HE Sees Me
My Advent reading this morning took me to Luke 19 and to the story of Zacchaeus. Did the children’s song, Zacchaeus was a wee little man, pop into your head? It always does for me when I hear his name. But this morning, I didn’t think about that little guy. I thought about how Jesus saw him. Not just up in the tree, but he saw his heart. Zacchaeus, in all his selfish corruption, was searching. Regardless of who he was and what he had done, Jesus noticed him. Zacchaeus balanced precariously on a branch, risking an embarrassing, if not a potentially injuring, fall to see Jesus. And Jesus saw him. And Jesus saw me. In my selfish, thoughtless life, Jesus saw me. He sees me. And He sees you. Emmanuel.
HE Loves Me
He sees me. Inside and out. Through and through. I can’t hide anything. And yet … He still loves me. There’s no verse more quoted or copied than John 3:16. No other slogan, statement, or scripture. But it can’t be emphasized enough because it’s confirmed! God sent Jesus, who entered this world as a helpless baby, a willing sacrifice. And He was with us even before then. God Loves us. HE loves you. He loves me. I don’t deserve it. Never did. Never will. Zacchaeus never did, yet…God came down for him. And me, and you.

I’m humbled in my quiet time each morning when I sit with my tea or coffee before I even open my bible. Leveled, floored, mentally prostrate. But God meets me, whether it’s a conviction or the enemy messing with my head, he affirms His love for me, leading me to repentance if that’s what’s needed or to an assurance of His glorious hope. And I’m so thoroughly grateful that the King of Kings, the Lord of Lords, loves me. The Prince of Peace, the great I AM, my rock, my refuge, my strength, my hope, and my salvation. He loves me. Emmanuel.
HE is With Me
It’s something I can’t understand. I can never fathom why God chose me. That God came down to live a life of suffering, to die a horrible death, and to give me the hope that comes with His resurrection. I can’t begin to fathom that incredible act. But I know that it’s called grace.

He did it so that I could spend eternity with Him. So that my life would have a purpose on earth and hope in heaven. So that I could be with Him for all time. He is with me. With me before, with me now, and with me forever. And He is with you, too. Never forget it! Draw near and experience the wonder of His love.

Are you searching? Balancing precariously on a branch of guilt, disillusionment, or despair? Is your hurt so great you can’t understand it, much less bear it? Can you feel your heart breaking? I have. But God sees me, and He sees you.
Really, he does. Whether the situation is your own doing or no fault of your own, He is there. And just like Zacchaeus, regardless of who I was, who I am, or who I will be, despite the ugly, fallen world we live in, He is with us. Because of his grace. His sacrifice, His love.
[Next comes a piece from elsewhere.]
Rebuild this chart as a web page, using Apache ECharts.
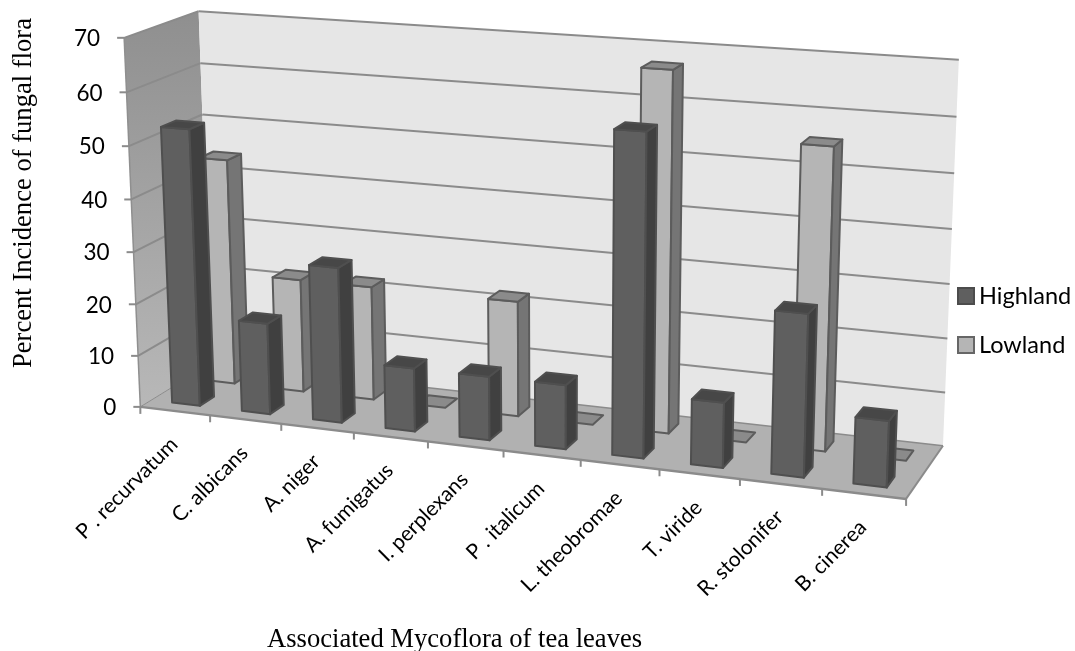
<!DOCTYPE html>
<html>
<head>
<meta charset="utf-8">
<style>html,body{margin:0;padding:0;background:#fff}#chart{width:1075px;height:651px}</style>
<script src="https://cdn.jsdelivr.net/npm/echarts@6/dist/echarts.min.js"></script>
</head>
<body>
<div id="chart"></div>
<script>
// Fungal incidence on tea leaves, drawn as a 3-D column chart.
const categories = ['P . recurvatum','C. albicans','A. niger','A. fumigatus','I. perplexans',
                    'P . italicum','L. theobromae','T. viride','R. stolonifer','B. cinerea'];
const highland = [53, 17.5, 29.5, 12, 12, 12, 59, 12, 29.5, 12];
const lowland  = [44, 22, 22, 0, 22, 0, 67, 0, 55.5, 0];
const valueTicks = [0, 10, 20, 30, 40, 50, 60, 70];
const valueMax = 70;

// Box layout: plotting grid equals the front-left edge of the box.
const GRID = {left: 141, top: 38, right: 906, bottom: 407};

// Reference points [x, y, z, screenX, screenY] of the unit box used to fit the camera.
const frontTicksX = [141,210,282,354,428,503,581,659,740,822,906];
const backRightY = [446,392,338,284,229,173,117,60];
const backLeftY  = [363,314,265,216,166,115,63,11];
const frontLeftY = [407,356,304,252,199,146,92,38];
function cameraAnchors() {
  const a = [];
  frontTicksX.forEach((sx, i) => a.push([i / 10, 0, 0, sx, 407 + (sx - 141) * 0.1203]));
  for (let k = 0; k < 8; k++) {
    a.push([1, k / 7, 1, 943 + 15.7 * k / 7, backRightY[k]]);
    a.push([0, k / 7, 1, 211 - 12 * k / 7, backLeftY[k]]);
    a.push([0, k / 7, 0, 140.5 - 16.5 * k / 7, frontLeftY[k]]);
  }
  return a;
}

// Least-squares fit of a projective camera (normal equations, Gaussian elimination).
function fitCamera(anchors) {
  const n = 11, A = [], b = new Array(n).fill(0);
  for (let i = 0; i < n; i++) A.push(new Array(n).fill(0));
  function add(row, rhs) {
    for (let i = 0; i < n; i++) {
      b[i] += row[i] * rhs;
      for (let j = 0; j < n; j++) A[i][j] += row[i] * row[j];
    }
  }
  anchors.forEach(([x, y, z, sx, sy]) => {
    const u = sx / 1000, v = sy / 1000;
    add([x, y, z, 1, 0, 0, 0, 0, -u * x, -u * y, -u * z], u);
    add([0, 0, 0, 0, x, y, z, 1, -v * x, -v * y, -v * z], v);
  });
  for (let c = 0; c < n; c++) {
    let p = c;
    for (let r = c + 1; r < n; r++) if (Math.abs(A[r][c]) > Math.abs(A[p][c])) p = r;
    [A[c], A[p]] = [A[p], A[c]]; [b[c], b[p]] = [b[p], b[c]];
    for (let r = 0; r < n; r++) {
      if (r === c) continue;
      const f = A[r][c] / A[c][c];
      for (let j = c; j < n; j++) A[r][j] -= f * A[c][j];
      b[r] -= f * b[c];
    }
  }
  return b.map((val, i) => val / A[i][i]);
}
const cam = fitCamera(cameraAnchors());
function project(x, y, z) {
  const w = cam[8] * x + cam[9] * y + cam[10] * z + 1;
  return [1000 * (cam[0] * x + cam[1] * y + cam[2] * z + cam[3]) / w,
          1000 * (cam[4] * x + cam[5] * y + cam[6] * z + cam[7]) / w];
}

// Pixel positions from the hidden cartesian axes become unit-box coordinates.
const unitX = px => (px - GRID.left) / (GRID.right - GRID.left);
const unitY = py => (GRID.bottom - py) / (GRID.bottom - GRID.top);

function face(points, fill, stroke, width) {
  return {type: 'polygon', shape: {points}, style: {fill, stroke: stroke || null, lineWidth: width || 0, lineJoin: 'round'}};
}
function segment(p, q, stroke, width) {
  return {type: 'line', shape: {x1: p[0], y1: p[1], x2: q[0], y2: q[1]}, style: {stroke, lineWidth: width}};
}

// One column: gap width and gap depth leave 40% of each band and row to the bar.
function columnItem(zFront, zBack, fills) {
  return function (params, api) {
    const idx = api.value(0);
    const top = api.coord([idx, api.value(1)]);
    const base = api.coord([idx, 0]);
    const band = api.size([1, 0])[0];
    const x0 = unitX(top[0] - band * 0.2), x1 = unitX(top[0] + band * 0.2);
    const y0 = unitY(base[1]), y1 = unitY(top[1]);
    const children = [];
    const edge = fills.edge;
    if (y1 > y0) {
      children.push(face([project(x0,y0,zFront), project(x1,y0,zFront), project(x1,y1,zFront), project(x0,y1,zFront)], fills.front, edge, 2));
      children.push(face([project(x1,y0,zFront), project(x1,y0,zBack), project(x1,y1,zBack), project(x1,y1,zFront)], fills.side, edge, 2));
    }
    children.push(face([project(x0,y1,zFront), project(x1,y1,zFront), project(x1,y1,zBack), project(x0,y1,zBack)], fills.top, edge, 2));
    return {type: 'group', children};
  };
}

// Walls, floor, gridlines, ticks and tick labels of the box.
function boxItem(params, api) {
  const corner = (x, y, z) => project(x, y, z);
  const grid = '#8b8b8b';
  const children = [
    face([corner(0,0,0), corner(0,0,1), corner(0,1,1), corner(0,1,0)],
         new echarts.graphic.LinearGradient(0, 0, 0, 1, [{offset: 0, color: '#8f8f8f'}, {offset: 1, color: '#b8b8b8'}])),
    face([corner(0,0,1), corner(1,0,1), corner(1,1,1), corner(0,1,1)], '#e6e6e6'),
    face([corner(0,0,0), corner(1,0,0), corner(1,0,1), corner(0,0,1)], '#b1b1b1'),
    segment(corner(0,0,0), corner(0,1,0), '#8f8f8f', 1.5)
  ];
  valueTicks.forEach(t => {
    const y = unitY(api.coord([0, t])[1]);
    const front = corner(0, y, 0), back = corner(0, y, 1), right = corner(1, y, 1);
    if (t > 0) {
      children.push(segment(front, back, grid, 2));
      children.push(segment(back, right, grid, 2));
    }
    children.push(segment(front, [front[0] - 7, front[1]], grid, 2));
    children.push({type: 'text', style: {text: String(t), x: front[0] - 24, y: front[1] + 1, fill: '#000',
      font: '22.5px Lato', textAlign: 'right', textVerticalAlign: 'middle'}});
  });
  children.push(segment(corner(0,0,0), corner(1,0,0), grid, 2.5));
  children.push(segment(corner(1,0,0), corner(1,0,1), grid, 2));
  children.push(segment(corner(0,0,0), corner(0,0,1), grid, 1));
  children.push(segment(corner(0,0,1), corner(1,0,1), grid, 1.5));

  for (let i = 0; i <= categories.length; i++) {
    const p = corner(i / categories.length, 0, 0);
    children.push(segment(p, [p[0], p[1] + 7], grid, 2));
  }
  categories.forEach((name, i) => {
    const c = api.coord([i, 0]);
    const p = corner(unitX(c[0]), 0, 0);
    children.push({type: 'text', x: p[0] - 1, y: p[1] + 30, rotation: Math.PI / 4,
      style: {text: name, x: 0, y: 0, fill: '#000', font: '21px Lato', textAlign: 'right', textVerticalAlign: 'middle'}});
  });
  return {type: 'group', children};
}

const chart = echarts.init(document.getElementById('chart'), null, {renderer: 'canvas'});
chart.setOption({
  animation: false,
  backgroundColor: '#fff',
  grid: {left: GRID.left, top: GRID.top, width: GRID.right - GRID.left, height: GRID.bottom - GRID.top, show: false},
  xAxis: {type: 'category', data: categories, show: false},
  yAxis: {type: 'value', min: 0, max: valueMax, interval: 10, show: false},
  legend: {
    orient: 'vertical', left: 957, top: 284, padding: 0, itemWidth: 16, itemHeight: 16, itemGap: 25, icon: 'rect',
    data: ['Highland', 'Lowland'],
    textStyle: {fontFamily: 'Lato', fontSize: 23.5, color: '#000'}
  },
  graphic: [
    {type: 'text', x: 267, y: 640, style: {text: 'Associated Mycoflora of tea leaves', x: 0, y: 0, font: '26.6px "Liberation Serif"', fill: '#000', textVerticalAlign: 'middle'}},
    {type: 'text', x: 24, y: 193, rotation: Math.PI / 2,
     style: {text: 'Percent Incidence of fungal flora', x: 0, y: 0, font: '26.6px "Liberation Serif"', fill: '#000', textAlign: 'center', textVerticalAlign: 'middle'}}
  ],
  series: [
    {type: 'custom', name: 'box', coordinateSystem: 'cartesian2d', renderItem: boxItem, data: [[0, 0]], silent: true, z: 1},
    {type: 'custom', name: 'Lowland', coordinateSystem: 'cartesian2d', z: 2, encode: {x: 0, y: 1},
     itemStyle: {color: '#b5b5b5', borderColor: '#666666', borderWidth: 1.5},
     renderItem: columnItem(0.65, 0.85, {front: '#b5b5b5', side: '#757575', top: '#8b8b8b', edge: '#5c5c5c'}),
     data: lowland.map((v, i) => [i, v])},
    {type: 'custom', name: 'Highland', coordinateSystem: 'cartesian2d', z: 3, encode: {x: 0, y: 1},
     itemStyle: {color: '#5f5f5f', borderColor: '#4c4c4c', borderWidth: 1.5},
     renderItem: columnItem(0.15, 0.35, {front: '#5f5f5f', side: '#404040', top: '#474747', edge: '#4f4f4f'}),
     data: highland.map((v, i) => [i, v])}
  ]
});
</script>
</body>
</html>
Because He is God. Emmanuele.

Wherever this year has you, whatever blessings you’ve received or trials you’ve had to endure, please take refuge in Him. Worship His holy name. Through prayer, in the Word. or in anguished silence, remember, He is with you. I pray that you will experience the height, depth, width, and breadth of His love for you. Lifting you up today and always.